Enhancing health misinformation detection: A multidimensional feature framework incorporating linguistic strategies

Health misinformation constitutes a recurrent theme in the context of public health. Fighting health misinformation involves the timely detection of misleading information. However, detecting health misinformation is particularly challenging, as the content is often intentionally crafted. Current studies frequently fail to fully extract effective features of health misinformation due to a lack of in-depth insight into textual language use. Deceivers may use the right words and linguistic tricks to influence users. To address this issue, this study aims to analyze health misinformation from a language use perspective. Based on the Comprehensive Information Theory, this study proposes a multidimensional feature framework that incorporates syntactic features (such as text length, lexical density, and POS ratio) and semantic features (including sentence, main linguistic strategies, and sub-strategies). Among these features, analyzing linguistic strategies presents challenges in terms of context understanding, language understanding, and language reasoning. To address these challenges, we introduce a novel annotation method focused on linguistic strategy analysis.

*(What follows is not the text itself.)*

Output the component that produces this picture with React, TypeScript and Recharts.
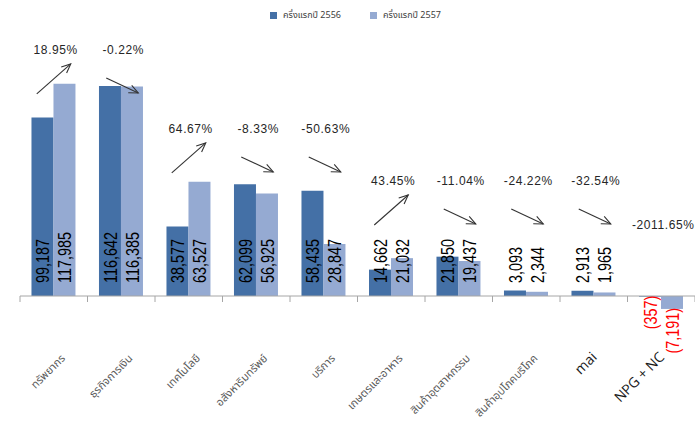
import React from 'react'
import { BarChart, Bar, XAxis, YAxis, LabelList, ReferenceLine, ReferenceDot } from 'recharts'

const categories = [
  'ทรัพยากร',
  'ธุรกิจการเงิน',
  'เทคโนโลยี',
  'อสังหาริมทรัพย์',
  'บริการ',
  'เกษตรและอาหาร',
  'สินค้าอุตสาหกรรม',
  'สินค้าอุปโภคบริโภค',
  'mai',
  'NPG + NC',
]
const h1Y2556 = [99187, 116642, 38577, 62099, 58435, 14662, 21850, 3093, 2913, -357]
const h1Y2557 = [117985, 116385, 63527, 56925, 28847, 21032, 19437, 2344, 1965, -7191]
const changeLabels = ['18.95%', '-0.22%', '64.67%', '-8.33%', '-50.63%', '43.45%', '-11.04%', '-24.22%', '-32.54%', '-2011.65%']
const trend = ['up', 'down', 'up', 'down', 'down', 'up', 'down', 'down', 'down', 'none']
// value level where each % note sits (hand placed in the original)
const noteLevels = [136700, 136700, 92800, 92800, 92800, 63900, 63900, 63900, 63900, 39400]

const seriesNames = ['ครึ่งแรกปี 2556', 'ครึ่งแรกปี 2557']
const colors = ['#4470A6', '#95AAD2']

const data = categories.map((name, i) => ({
  name,
  a: h1Y2556[i],
  b: h1Y2557[i],
  note: changeLabels[i],
  trend: trend[i],
  level: noteLevels[i],
}))

const thaiFont = '"Noto Sans Thai", Tahoma, "DejaVu Sans", sans-serif'

const fmt = (v: number) => (v < 0 ? `(${Math.abs(v).toLocaleString('en-US')})` : v.toLocaleString('en-US'))

function ValueLabel(props: any) {
  const { x, y, width, height, value } = props
  const bottom = Math.max(y, y + height)
  const cx = x + width / 2
  const neg = value < 0
  const ay = neg ? bottom - 1 : bottom - 13
  return (
    <text
      transform={`translate(${cx}, ${ay}) rotate(-90) scale(0.8, 1)`}
      textAnchor={neg ? 'end' : 'start'}
      dominantBaseline="central"
      fontFamily='"Liberation Sans", Arial, sans-serif'
      fontSize={18}
      fill={neg ? '#FF0000' : '#000'}
    >
      {fmt(value)}
    </text>
  )
}

function Arrow({ x1, y1, x2, y2 }: { x1: number; y1: number; x2: number; y2: number }) {
  const ang = Math.atan2(y2 - y1, x2 - x1)
  const len = 10
  const spread = 0.42
  const h1 = [x2 - len * Math.cos(ang - spread), y2 - len * Math.sin(ang - spread)]
  const h2 = [x2 - len * Math.cos(ang + spread), y2 - len * Math.sin(ang + spread)]
  return (
    <g stroke="#333" strokeWidth={1.1} fill="none">
      <line x1={x1} y1={y1} x2={x2} y2={y2} />
      <polyline points={`${h1[0]},${h1[1]} ${x2},${y2} ${h2[0]},${h2[1]}`} />
    </g>
  )
}

function NoteShape(props: any) {
  const { cx, cy, item } = props
  return (
    <g>
      <text x={cx + 2} y={cy} textAnchor="middle" dominantBaseline="central" fontFamily='"Liberation Sans", Arial, sans-serif'
        fontSize={12} letterSpacing={0.6} fill="#262626">
        {item.note}
      </text>
      {item.trend === 'up' && <Arrow x1={cx - 17} y1={cy + 44} x2={cx + 17} y2={cy + 14} />}
      {item.trend === 'down' && <Arrow x1={cx - 15} y1={cy + 28} x2={cx + 17} y2={cy + 43} />}
    </g>
  )
}

function CategoryTick(props: any) {
  const { x, y, payload } = props
  const latin = /^[A-Za-z]/.test(payload.value)
  const tx = x + (latin ? 4 : 12)
  const ty = y + (latin ? 26 : 27)
  return (
    <text x={tx} y={ty} transform={`rotate(-45, ${tx}, ${ty})`} textAnchor="end"
      fontFamily={latin ? '"Open Sans", "DejaVu Sans", sans-serif' : thaiFont}
      fontSize={latin ? 14 : 11} fill={latin ? '#1a1a1a' : '#595959'}>
      {payload.value}
    </text>
  )
}

function ZeroAxis(props: any) {
  const { x1, x2, y1 } = props
  const n = categories.length
  const step = (x2 - x1) / n
  return (
    <g stroke="#A6A6A6" strokeWidth={1}>
      <line x1={x1} y1={y1} x2={x2} y2={y1} />
      {Array.from({ length: n + 1 }, (_, i) => (
        <line key={i} x1={x1 + i * step} y1={y1} x2={x1 + i * step} y2={y1 + 6} />
      ))}
    </g>
  )
}

function ChartLegend() {
  return (
    <div style={{ position: 'absolute', top: 8, left: 0, fontFamily: thaiFont, fontSize: 9, color: '#404040' }}>
      {seriesNames.map((n, i) => (
        <div key={n} style={{ position: 'absolute', left: 270 + i * 100, top: 0, display: 'flex', alignItems: 'center', whiteSpace: 'nowrap' }}>
          <span style={{ display: 'inline-block', width: 7, height: 7, background: colors[i], marginRight: 6 }} />
          {n}
        </div>
      ))}
    </div>
  )
}

export default function App() {
  return (
    <div style={{ position: 'relative', width: 695, height: 425 }}>
      <style>{'body{margin:0}'}</style>
      <BarChart width={695} height={425} data={data} margin={{ top: 44, right: 0, left: 20, bottom: 0 }} barCategoryGap="17%" barGap={0}>
        <XAxis dataKey="name" axisLine={false} tickLine={false} tickSize={0} tickMargin={0} height={93} interval={0} tick={<CategoryTick />} />
        <YAxis hide domain={[-20000, 140000]} />
        <Bar dataKey="a" name={seriesNames[0]} fill={colors[0]} isAnimationActive={false}>
          <LabelList dataKey="a" content={<ValueLabel />} />
        </Bar>
        <Bar dataKey="b" name={seriesNames[1]} fill={colors[1]} isAnimationActive={false}>
          <LabelList dataKey="b" content={<ValueLabel />} />
        </Bar>
        <ReferenceLine y={0} shape={<ZeroAxis />} ifOverflow="visible" />
        {data.map((d) => (
          <ReferenceDot key={d.name} x={d.name} y={d.level} r={0} ifOverflow="visible" shape={(p: any) => <NoteShape {...p} item={d} />} />
        ))}
      </BarChart>
      <ChartLegend />
    </div>
  )
}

This method employs a directed content analysis approach guided by Aristotle’s rhetorical theory, followed by a summative content analysis to establish a keyword list for each linguistic strategy. Finally, we develop a LinguisticStrategy2Vec method to extract semantic information. The experimental analysis of the real-world dataset demonstrates that our proposed detection framework achieves an F1 score of 0.831 and an AUC score of 0.883, with an enhanced F1 score of 0.899 specifically on false health information dataset. These results demonstrate the effectiveness of our detection method, highlighting its capability for advanced health misinformation detection by incorporating multidimensional features. The findings confirm the robust stability of linguistic strategies in detecting health misinformation. Moreover, this study has methodological significance in annotating and extracting sentiment features in health misinformation detection, and in enhancing the natural language understanding and semantic reasoning of deep learning models.